The headless column F archives game outcomes, i.e. wins, losses, or ties, and so I’ll call the field Result, or something like it. Column G denotes the phase of a game when the goal was scored, either during regulation time or overtime – or so I assumed. But a second thought soon followed on the heels of that hunch, if I may mangle the metaphor: it occurred to me that the Regulation/Overtime opposition simply recalls whether or not the game itself swung into an overtime period, irrespective of the actual times at which Gretzky scored. Could that uncertainty be relieved?

I think so, and I played it this way: first, I named the doubtful field Reg/OT, and ran a find and replace at the F column, substituting Reg for any empty cell therein.

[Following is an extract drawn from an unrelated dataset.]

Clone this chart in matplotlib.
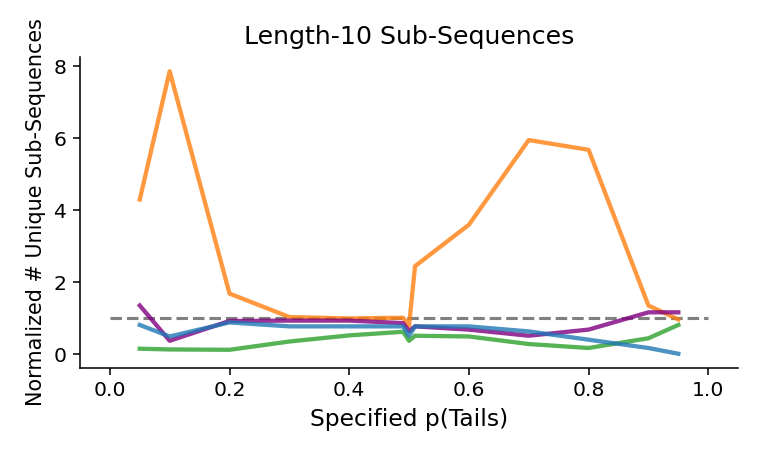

I then moved toward a pivot table:

Row Labels: Date (ungrouped, in order to exhibit each date)

Columns: Reg/OT

Values: Date (Count)

What I found is that no game date featured a value for both a regulation and overtime goal, a discovery that goes quite some way toward clinching the second speculation – namely, that the Reg/OT field entries do no more than inform us if the games necessitated an overtime period.

After all, if we confine the analysis momentarily to the games that spilled into overtime, one could most reasonably imagine that a scorer with Gretzky’s gifts would have occasionally lodged a goal in both the regulation and overtime phases of the same game; but the pivot table uncovers no such evidence. For any given date, Gretzky’s score(s) appear in either the OT or the Reg column. Moreover, some of the games – for example, November 27, 1985 – record two overtime goals, a unicorn-like impossibility in a sport in which overtime ends when the first goal is scored. (You’ll note by the way that the overtime-column goals only begin to appear in 1983, when a five-minute overtime period was instituted.)

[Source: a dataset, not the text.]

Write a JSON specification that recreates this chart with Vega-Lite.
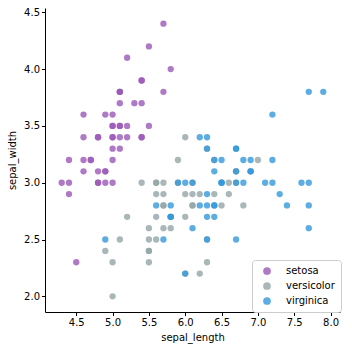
{
  "$schema": "https://vega.github.io/schema/vega-lite/v6.json",
  "width": 295,
  "height": 304,
  "autosize": {"type": "none"},
  "padding": {"left": 45, "top": 8, "right": 12, "bottom": 40},
  "background": "white",
  "config": {
    "view": {"stroke": null},
    "font": "DejaVu Sans",
    "axis": {
      "grid": false,
      "domainColor": "#000000",
      "domainWidth": 1,
      "tickColor": "#000000",
      "tickSize": 3.5,
      "tickWidth": 1,
      "labelFont": "DejaVu Sans",
      "labelFontSize": 10,
      "labelColor": "#000000",
      "labelPadding": 2,
      "titleFont": "DejaVu Sans",
      "titleFontSize": 10,
      "titleFontWeight": "normal",
      "titleColor": "#000000"
    }
  },
  "data": {
    "values": [
      {"sepal_length": 5.1, "sepal_width": 3.5, "species": "setosa"},
      {"sepal_length": 4.9, "sepal_width": 3.0, "species": "setosa"},
      {"sepal_length": 4.7, "sepal_width": 3.2, "species": "setosa"},
      {"sepal_length": 4.6, "sepal_width": 3.1, "species": "setosa"},
      {"sepal_length": 5.0, "sepal_width": 3.6, "species": "setosa"},
      {"sepal_length": 5.4, "sepal_width": 3.9, "species": "setosa"},
      {"sepal_length": 4.6, "sepal_width": 3.4, "species": "setosa"},
      {"sepal_length": 5.0, "sepal_width": 3.4, "species": "setosa"},
      {"sepal_length": 4.4, "sepal_width": 2.9, "species": "setosa"},
      {"sepal_length": 4.9, "sepal_width": 3.1, "species": "setosa"},
      {"sepal_length": 5.4, "sepal_width": 3.7, "species": "setosa"},
      {"sepal_length": 4.8, "sepal_width": 3.4, "species": "setosa"},
      {"sepal_length": 4.8, "sepal_width": 3.0, "species": "setosa"},
      {"sepal_length": 4.3, "sepal_width": 3.0, "species": "setosa"},
      {"sepal_length": 5.8, "sepal_width": 4.0, "species": "setosa"},
      {"sepal_length": 5.7, "sepal_width": 4.4, "species": "setosa"},
      {"sepal_length": 5.4, "sepal_width": 3.9, "species": "setosa"},
      {"sepal_length": 5.1, "sepal_width": 3.5, "species": "setosa"},
      {"sepal_length": 5.7, "sepal_width": 3.8, "species": "setosa"},
      {"sepal_length": 5.1, "sepal_width": 3.8, "species": "setosa"},
      {"sepal_length": 5.4, "sepal_width": 3.4, "species": "setosa"},
      {"sepal_length": 5.1, "sepal_width": 3.7, "species": "setosa"},
      {"sepal_length": 4.6, "sepal_width": 3.6, "species": "setosa"},
      {"sepal_length": 5.1, "sepal_width": 3.3, "species": "setosa"},
      {"sepal_length": 4.8, "sepal_width": 3.4, "species": "setosa"},
      {"sepal_length": 5.0, "sepal_width": 3.0, "species": "setosa"},
      {"sepal_length": 5.0, "sepal_width": 3.4, "species": "setosa"},
      {"sepal_length": 5.2, "sepal_width": 3.5, "species": "setosa"},
      {"sepal_length": 5.2, "sepal_width": 3.4, "species": "setosa"},
      {"sepal_length": 4.7, "sepal_width": 3.2, "species": "setosa"},
      {"sepal_length": 4.8, "sepal_width": 3.1, "species": "setosa"},
      {"sepal_length": 5.4, "sepal_width": 3.4, "species": "setosa"},
      {"sepal_length": 5.2, "sepal_width": 4.1, "species": "setosa"},
      {"sepal_length": 5.5, "sepal_width": 4.2, "species": "setosa"},
      {"sepal_length": 4.9, "sepal_width": 3.1, "species": "setosa"},
      {"sepal_length": 5.0, "sepal_width": 3.2, "species": "setosa"},
      {"sepal_length": 5.5, "sepal_width": 3.5, "species": "setosa"},
      {"sepal_length": 4.9, "sepal_width": 3.6, "species": "setosa"},
      {"sepal_length": 4.4, "sepal_width": 3.0, "species": "setosa"},
      {"sepal_length": 5.1, "sepal_width": 3.4, "species": "setosa"},
      {"sepal_length": 5.0, "sepal_width": 3.5, "species": "setosa"},
      {"sepal_length": 4.5, "sepal_width": 2.3, "species": "setosa"},
      {"sepal_length": 4.4, "sepal_width": 3.2, "species": "setosa"},
      {"sepal_length": 5.0, "sepal_width": 3.5, "species": "setosa"},
      {"sepal_length": 5.1, "sepal_width": 3.8, "species": "setosa"},
      {"sepal_length": 4.8, "sepal_width": 3.0, "species": "setosa"},
      {"sepal_length": 5.1, "sepal_width": 3.8, "species": "setosa"},
      {"sepal_length": 4.6, "sepal_width": 3.2, "species": "setosa"},
      {"sepal_length": 5.3, "sepal_width": 3.7, "species": "setosa"},
      {"sepal_length": 5.0, "sepal_width": 3.3, "species": "setosa"},
      {"sepal_length": 7.0, "sepal_width": 3.2, "species": "versicolor"},
      {"sepal_length": 6.4, "sepal_width": 3.2, "species": "versicolor"},
      {"sepal_length": 6.9, "sepal_width": 3.1, "species": "versicolor"},
      {"sepal_length": 5.5, "sepal_width": 2.3, "species": "versicolor"},
      {"sepal_length": 6.5, "sepal_width": 2.8, "species": "versicolor"},
      {"sepal_length": 5.7, "sepal_width": 2.8, "species": "versicolor"},
      {"sepal_length": 6.3, "sepal_width": 3.3, "species": "versicolor"},
      {"sepal_length": 4.9, "sepal_width": 2.4, "species": "versicolor"},
      {"sepal_length": 6.6, "sepal_width": 2.9, "species": "versicolor"},
      {"sepal_length": 5.2, "sepal_width": 2.7, "species": "versicolor"},
      {"sepal_length": 5.0, "sepal_width": 2.0, "species": "versicolor"},
      {"sepal_length": 5.9, "sepal_width": 3.0, "species": "versicolor"},
      {"sepal_length": 6.0, "sepal_width": 2.2, "species": "versicolor"},
      {"sepal_length": 6.1, "sepal_width": 2.9, "species": "versicolor"},
      {"sepal_length": 5.6, "sepal_width": 2.9, "species": "versicolor"},
      {"sepal_length": 6.7, "sepal_width": 3.1, "species": "versicolor"},
      {"sepal_length": 5.6, "sepal_width": 3.0, "species": "versicolor"},
      {"sepal_length": 5.8, "sepal_width": 2.7, "species": "versicolor"},
      {"sepal_length": 6.2, "sepal_width": 2.2, "species": "versicolor"},
      {"sepal_length": 5.6, "sepal_width": 2.5, "species": "versicolor"},
      {"sepal_length": 5.9, "sepal_width": 3.2, "species": "versicolor"},
      {"sepal_length": 6.1, "sepal_width": 2.8, "species": "versicolor"},
      {"sepal_length": 6.3, "sepal_width": 2.5, "species": "versicolor"},
      {"sepal_length": 6.1, "sepal_width": 2.8, "species": "versicolor"},
      {"sepal_length": 6.4, "sepal_width": 2.9, "species": "versicolor"},
      {"sepal_length": 6.6, "sepal_width": 3.0, "species": "versicolor"},
      {"sepal_length": 6.8, "sepal_width": 2.8, "species": "versicolor"},
      {"sepal_length": 6.7, "sepal_width": 3.0, "species": "versicolor"},
      {"sepal_length": 6.0, "sepal_width": 2.9, "species": "versicolor"},
      {"sepal_length": 5.7, "sepal_width": 2.6, "species": "versicolor"},
      {"sepal_length": 5.5, "sepal_width": 2.4, "species": "versicolor"},
      {"sepal_length": 5.5, "sepal_width": 2.4, "species": "versicolor"},
      {"sepal_length": 5.8, "sepal_width": 2.7, "species": "versicolor"},
      {"sepal_length": 6.0, "sepal_width": 2.7, "species": "versicolor"},
      {"sepal_length": 5.4, "sepal_width": 3.0, "species": "versicolor"},
      {"sepal_length": 6.0, "sepal_width": 3.4, "species": "versicolor"},
      {"sepal_length": 6.7, "sepal_width": 3.1, "species": "versicolor"},
      {"sepal_length": 6.3, "sepal_width": 2.3, "species": "versicolor"},
      {"sepal_length": 5.6, "sepal_width": 3.0, "species": "versicolor"},
      {"sepal_length": 5.5, "sepal_width": 2.5, "species": "versicolor"},
      {"sepal_length": 5.5, "sepal_width": 2.6, "species": "versicolor"},
      {"sepal_length": 6.1, "sepal_width": 3.0, "species": "versicolor"},
      {"sepal_length": 5.8, "sepal_width": 2.6, "species": "versicolor"},
      {"sepal_length": 5.0, "sepal_width": 2.3, "species": "versicolor"},
      {"sepal_length": 5.6, "sepal_width": 2.7, "species": "versicolor"},
      {"sepal_length": 5.7, "sepal_width": 3.0, "species": "versicolor"},
      {"sepal_length": 5.7, "sepal_width": 2.9, "species": "versicolor"},
      {"sepal_length": 6.2, "sepal_width": 2.9, "species": "versicolor"},
      {"sepal_length": 5.1, "sepal_width": 2.5, "species": "versicolor"},
      {"sepal_length": 5.7, "sepal_width": 2.8, "species": "versicolor"},
      {"sepal_length": 6.3, "sepal_width": 3.3, "species": "virginica"},
      {"sepal_length": 5.8, "sepal_width": 2.7, "species": "virginica"},
      {"sepal_length": 7.1, "sepal_width": 3.0, "species": "virginica"},
      {"sepal_length": 6.3, "sepal_width": 2.9, "species": "virginica"},
      {"sepal_length": 6.5, "sepal_width": 3.0, "species": "virginica"},
      {"sepal_length": 7.6, "sepal_width": 3.0, "species": "virginica"},
      {"sepal_length": 4.9, "sepal_width": 2.5, "species": "virginica"},
      {"sepal_length": 7.3, "sepal_width": 2.9, "species": "virginica"},
      {"sepal_length": 6.7, "sepal_width": 2.5, "species": "virginica"},
      {"sepal_length": 7.2, "sepal_width": 3.6, "species": "virginica"},
      {"sepal_length": 6.5, "sepal_width": 3.2, "species": "virginica"},
      {"sepal_length": 6.4, "sepal_width": 2.7, "species": "virginica"},
      {"sepal_length": 6.8, "sepal_width": 3.0, "species": "virginica"},
      {"sepal_length": 5.7, "sepal_width": 2.5, "species": "virginica"},
      {"sepal_length": 5.8, "sepal_width": 2.8, "species": "virginica"},
      {"sepal_length": 6.4, "sepal_width": 3.2, "species": "virginica"},
      {"sepal_length": 6.5, "sepal_width": 3.0, "species": "virginica"},
      {"sepal_length": 7.7, "sepal_width": 3.8, "species": "virginica"},
      {"sepal_length": 7.7, "sepal_width": 2.6, "species": "virginica"},
      {"sepal_length": 6.0, "sepal_width": 2.2, "species": "virginica"},
      {"sepal_length": 6.9, "sepal_width": 3.2, "species": "virginica"},
      {"sepal_length": 5.6, "sepal_width": 2.8, "species": "virginica"},
      {"sepal_length": 7.7, "sepal_width": 2.8, "species": "virginica"},
      {"sepal_length": 6.3, "sepal_width": 2.7, "species": "virginica"},
      {"sepal_length": 6.7, "sepal_width": 3.3, "species": "virginica"},
      {"sepal_length": 7.2, "sepal_width": 3.2, "species": "virginica"},
      {"sepal_length": 6.2, "sepal_width": 2.8, "species": "virginica"},
      {"sepal_length": 6.1, "sepal_width": 3.0, "species": "virginica"},
      {"sepal_length": 6.4, "sepal_width": 2.8, "species": "virginica"},
      {"sepal_length": 7.2, "sepal_width": 3.0, "species": "virginica"},
      {"sepal_length": 7.4, "sepal_width": 2.8, "species": "virginica"},
      {"sepal_length": 7.9, "sepal_width": 3.8, "species": "virginica"},
      {"sepal_length": 6.4, "sepal_width": 2.8, "species": "virginica"},
      {"sepal_length": 6.3, "sepal_width": 2.8, "species": "virginica"},
      {"sepal_length": 6.1, "sepal_width": 2.6, "species": "virginica"},
      {"sepal_length": 7.7, "sepal_width": 3.0, "species": "virginica"},
      {"sepal_length": 6.3, "sepal_width": 3.4, "species": "virginica"},
      {"sepal_length": 6.4, "sepal_width": 3.1, "species": "virginica"},
      {"sepal_length": 6.0, "sepal_width": 3.0, "species": "virginica"},
      {"sepal_length": 6.9, "sepal_width": 3.1, "species": "virginica"},
      {"sepal_length": 6.7, "sepal_width": 3.1, "species": "virginica"},
      {"sepal_length": 6.9, "sepal_width": 3.1, "species": "virginica"},
      {"sepal_length": 5.8, "sepal_width": 2.7, "species": "virginica"},
      {"sepal_length": 6.8, "sepal_width": 3.2, "species": "virginica"},
      {"sepal_length": 6.7, "sepal_width": 3.3, "species": "virginica"},
      {"sepal_length": 6.7, "sepal_width": 3.0, "species": "virginica"},
      {"sepal_length": 6.3, "sepal_width": 2.5, "species": "virginica"},
      {"sepal_length": 6.5, "sepal_width": 3.0, "species": "virginica"},
      {"sepal_length": 6.2, "sepal_width": 3.4, "species": "virginica"},
      {"sepal_length": 5.9, "sepal_width": 3.0, "species": "virginica"}
    ]
  },
  "mark": {"type": "circle", "size": 40, "opacity": 0.8, "strokeWidth": 0},
  "encoding": {
    "x": {
      "field": "sepal_length",
      "type": "quantitative",
      "scale": {"domain": [4.07, 8.13], "nice": false, "zero": false},
      "axis": {"values": [4.5, 5.0, 5.5, 6.0, 6.5, 7.0, 7.5, 8.0], "format": ".1f", "title": "sepal_length", "titlePadding": 5}
    },
    "y": {
      "field": "sepal_width",
      "type": "quantitative",
      "scale": {"domain": [1.862, 4.538], "nice": false, "zero": false},
      "axis": {"values": [2.0, 2.5, 3.0, 3.5, 4.0, 4.5], "format": ".1f", "title": "sepal_width", "titlePadding": 6}
    },
    "color": {
      "field": "species",
      "type": "nominal",
      "scale": {"domain": ["setosa", "versicolor", "virginica"], "range": ["#9b59b6", "#95a5a6", "#3498db"]},
      "legend": {
        "title": null,
        "orient": "none",
        "legendX": 207,
        "legendY": 252,
        "fillColor": "white",
        "strokeColor": "#cccccc",
        "cornerRadius": 3,
        "padding": 6,
        "labelFont": "DejaVu Sans",
        "labelFontSize": 10,
        "labelColor": "#000000",
        "symbolType": "circle",
        "symbolSize": 60,
        "symbolOpacity": 0.8,
        "symbolStrokeWidth": 0,
        "rowPadding": 5,
        "labelOffset": 14,
        "symbolOffset": 4
      }
    }
  }
}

Thus I’d aver that the Reg/OT field conveys little understanding of Gretzky’s scoring proclivities; all it does is identify games that happened to have extended themselves into overtime, and in which he scored – some time.

The Strength field cites the demographic possibilities under which Gretzky accrued his goals: EV refers to even strength, when both teams’ numeric complements on ice were equal, PP, or power play, during which the scoring team team temporarily outnumbered the other after a player was remanded to the penalty box, and SH or shorthanded, the rarest eventuality – when Gretzky scored while his team was outnumbered.

I do not, however, know with certainty what the EN entry in the Other field represents even though I probably should, and I see nothing in Data World’s data dictionary that moves to define it. It may very well stand for end, as in end of game, however; each of its 56 instances are joined to goals there were scored with fewer than two minutes left in their respective games. EN may then stand for scores achieved after the opposing goalie skated off in a losing cause and was replaced by offensive player, in order to buttress a desperate try at equalizing the game. Indeed – all 56 of the EN goals were scored in wins by Gretzky’s team.

As a matter of fact, I think I’m right. Filter the Other field for its ENs and look leftward at the Goalie field in L. There’s nothing there.